**Given information**
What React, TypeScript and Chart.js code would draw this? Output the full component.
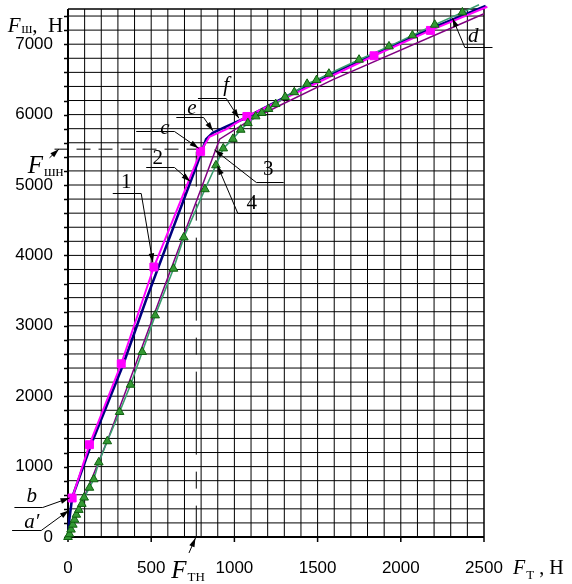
* * *
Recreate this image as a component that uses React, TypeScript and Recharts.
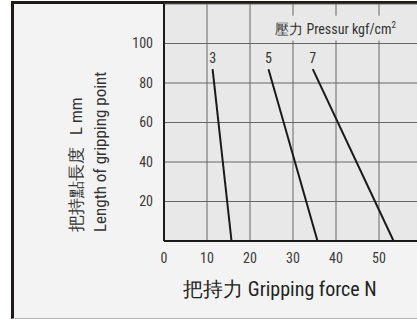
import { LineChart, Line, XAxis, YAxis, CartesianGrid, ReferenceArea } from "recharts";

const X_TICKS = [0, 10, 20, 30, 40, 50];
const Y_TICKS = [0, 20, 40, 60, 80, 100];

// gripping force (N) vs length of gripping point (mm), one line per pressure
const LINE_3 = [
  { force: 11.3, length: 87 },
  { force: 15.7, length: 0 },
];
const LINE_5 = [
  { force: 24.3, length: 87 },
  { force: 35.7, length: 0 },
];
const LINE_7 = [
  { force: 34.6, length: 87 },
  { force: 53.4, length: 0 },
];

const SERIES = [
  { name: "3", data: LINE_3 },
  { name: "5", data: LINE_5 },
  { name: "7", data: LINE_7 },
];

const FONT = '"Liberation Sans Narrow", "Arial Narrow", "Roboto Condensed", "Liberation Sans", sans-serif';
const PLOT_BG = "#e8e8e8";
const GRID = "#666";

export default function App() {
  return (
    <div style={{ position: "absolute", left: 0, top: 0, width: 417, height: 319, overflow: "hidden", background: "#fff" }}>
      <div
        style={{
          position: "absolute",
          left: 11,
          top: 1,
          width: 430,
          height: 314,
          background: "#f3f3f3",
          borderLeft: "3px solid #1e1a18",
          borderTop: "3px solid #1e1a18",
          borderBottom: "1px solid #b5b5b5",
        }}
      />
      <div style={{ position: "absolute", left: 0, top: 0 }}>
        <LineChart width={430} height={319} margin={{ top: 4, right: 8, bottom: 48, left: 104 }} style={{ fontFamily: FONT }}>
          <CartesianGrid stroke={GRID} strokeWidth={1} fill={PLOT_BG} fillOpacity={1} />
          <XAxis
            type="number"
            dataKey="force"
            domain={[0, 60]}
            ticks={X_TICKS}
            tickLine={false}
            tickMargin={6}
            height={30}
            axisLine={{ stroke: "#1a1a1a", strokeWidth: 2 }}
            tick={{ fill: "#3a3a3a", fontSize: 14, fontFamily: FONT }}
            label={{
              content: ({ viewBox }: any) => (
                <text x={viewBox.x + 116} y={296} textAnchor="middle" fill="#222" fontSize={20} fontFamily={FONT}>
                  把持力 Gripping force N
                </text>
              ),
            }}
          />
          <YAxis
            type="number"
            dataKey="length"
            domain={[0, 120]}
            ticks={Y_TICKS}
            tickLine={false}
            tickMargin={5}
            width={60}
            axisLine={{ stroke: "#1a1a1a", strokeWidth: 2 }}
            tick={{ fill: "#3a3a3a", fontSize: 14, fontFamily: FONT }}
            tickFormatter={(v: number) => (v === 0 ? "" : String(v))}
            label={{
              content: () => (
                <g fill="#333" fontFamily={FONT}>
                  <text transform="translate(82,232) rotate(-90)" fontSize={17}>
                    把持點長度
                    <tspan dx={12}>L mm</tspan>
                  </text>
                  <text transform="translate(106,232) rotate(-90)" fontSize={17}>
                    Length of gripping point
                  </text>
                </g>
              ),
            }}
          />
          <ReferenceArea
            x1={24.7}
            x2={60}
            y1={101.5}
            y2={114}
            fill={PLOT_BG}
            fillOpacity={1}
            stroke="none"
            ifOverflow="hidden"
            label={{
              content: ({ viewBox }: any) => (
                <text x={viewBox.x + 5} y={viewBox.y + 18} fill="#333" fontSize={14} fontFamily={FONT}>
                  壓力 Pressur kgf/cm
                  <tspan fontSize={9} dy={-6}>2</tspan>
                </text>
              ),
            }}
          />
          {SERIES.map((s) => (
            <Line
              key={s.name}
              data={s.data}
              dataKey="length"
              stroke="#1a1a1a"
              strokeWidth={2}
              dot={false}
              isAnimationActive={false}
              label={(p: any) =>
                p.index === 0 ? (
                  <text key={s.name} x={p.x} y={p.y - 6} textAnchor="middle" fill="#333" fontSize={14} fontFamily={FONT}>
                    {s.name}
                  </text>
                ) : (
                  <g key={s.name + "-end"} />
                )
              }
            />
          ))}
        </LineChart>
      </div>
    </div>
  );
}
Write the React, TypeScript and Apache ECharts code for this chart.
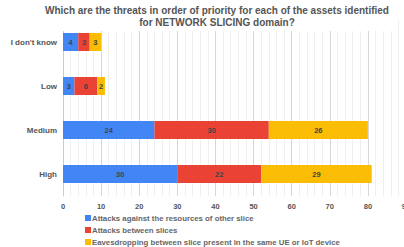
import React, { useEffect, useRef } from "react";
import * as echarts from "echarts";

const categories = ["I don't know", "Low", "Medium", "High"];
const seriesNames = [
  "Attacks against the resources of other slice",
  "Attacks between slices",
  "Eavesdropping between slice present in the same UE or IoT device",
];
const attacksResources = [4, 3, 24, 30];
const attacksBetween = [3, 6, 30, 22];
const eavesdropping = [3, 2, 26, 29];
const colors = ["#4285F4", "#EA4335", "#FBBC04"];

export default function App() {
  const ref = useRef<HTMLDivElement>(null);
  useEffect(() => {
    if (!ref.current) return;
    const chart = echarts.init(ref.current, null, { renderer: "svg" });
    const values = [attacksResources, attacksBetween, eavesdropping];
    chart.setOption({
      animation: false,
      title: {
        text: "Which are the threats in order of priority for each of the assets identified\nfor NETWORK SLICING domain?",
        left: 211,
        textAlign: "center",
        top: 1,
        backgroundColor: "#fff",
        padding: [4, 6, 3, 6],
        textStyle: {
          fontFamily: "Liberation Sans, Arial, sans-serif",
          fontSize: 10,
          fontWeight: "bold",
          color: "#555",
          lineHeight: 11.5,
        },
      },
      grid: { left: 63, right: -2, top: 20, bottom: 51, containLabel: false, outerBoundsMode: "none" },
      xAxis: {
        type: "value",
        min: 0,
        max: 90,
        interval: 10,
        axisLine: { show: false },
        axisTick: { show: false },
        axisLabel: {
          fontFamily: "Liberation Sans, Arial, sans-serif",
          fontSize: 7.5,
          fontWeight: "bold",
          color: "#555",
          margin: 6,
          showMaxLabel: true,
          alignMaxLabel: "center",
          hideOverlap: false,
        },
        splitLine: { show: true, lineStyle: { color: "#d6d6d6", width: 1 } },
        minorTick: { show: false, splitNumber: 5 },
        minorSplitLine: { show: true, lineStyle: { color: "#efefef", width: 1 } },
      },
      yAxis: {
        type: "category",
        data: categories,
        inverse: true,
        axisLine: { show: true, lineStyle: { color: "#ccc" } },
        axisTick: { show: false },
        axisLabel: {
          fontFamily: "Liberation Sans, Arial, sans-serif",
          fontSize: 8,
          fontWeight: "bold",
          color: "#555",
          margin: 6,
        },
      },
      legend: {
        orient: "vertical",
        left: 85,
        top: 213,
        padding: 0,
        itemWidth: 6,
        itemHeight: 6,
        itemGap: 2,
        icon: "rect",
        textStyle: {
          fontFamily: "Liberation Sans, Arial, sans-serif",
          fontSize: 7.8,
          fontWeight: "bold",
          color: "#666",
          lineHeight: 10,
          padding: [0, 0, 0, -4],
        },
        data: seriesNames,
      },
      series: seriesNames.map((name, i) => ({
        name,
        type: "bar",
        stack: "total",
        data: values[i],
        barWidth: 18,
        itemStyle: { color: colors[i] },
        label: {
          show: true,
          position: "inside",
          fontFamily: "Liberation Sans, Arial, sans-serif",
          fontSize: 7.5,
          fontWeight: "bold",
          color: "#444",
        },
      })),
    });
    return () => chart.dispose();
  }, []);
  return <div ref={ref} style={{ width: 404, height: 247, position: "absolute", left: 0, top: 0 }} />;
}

**What to produce**
Filter the data, keeping only the lines that contain "this".

**Written response**
What React, TypeScript and Chart.js code would draw this? Output the full component.
Recreate this image as a component that uses React, TypeScript and Recharts.
Write the React, TypeScript and Apache ECharts code for this chart.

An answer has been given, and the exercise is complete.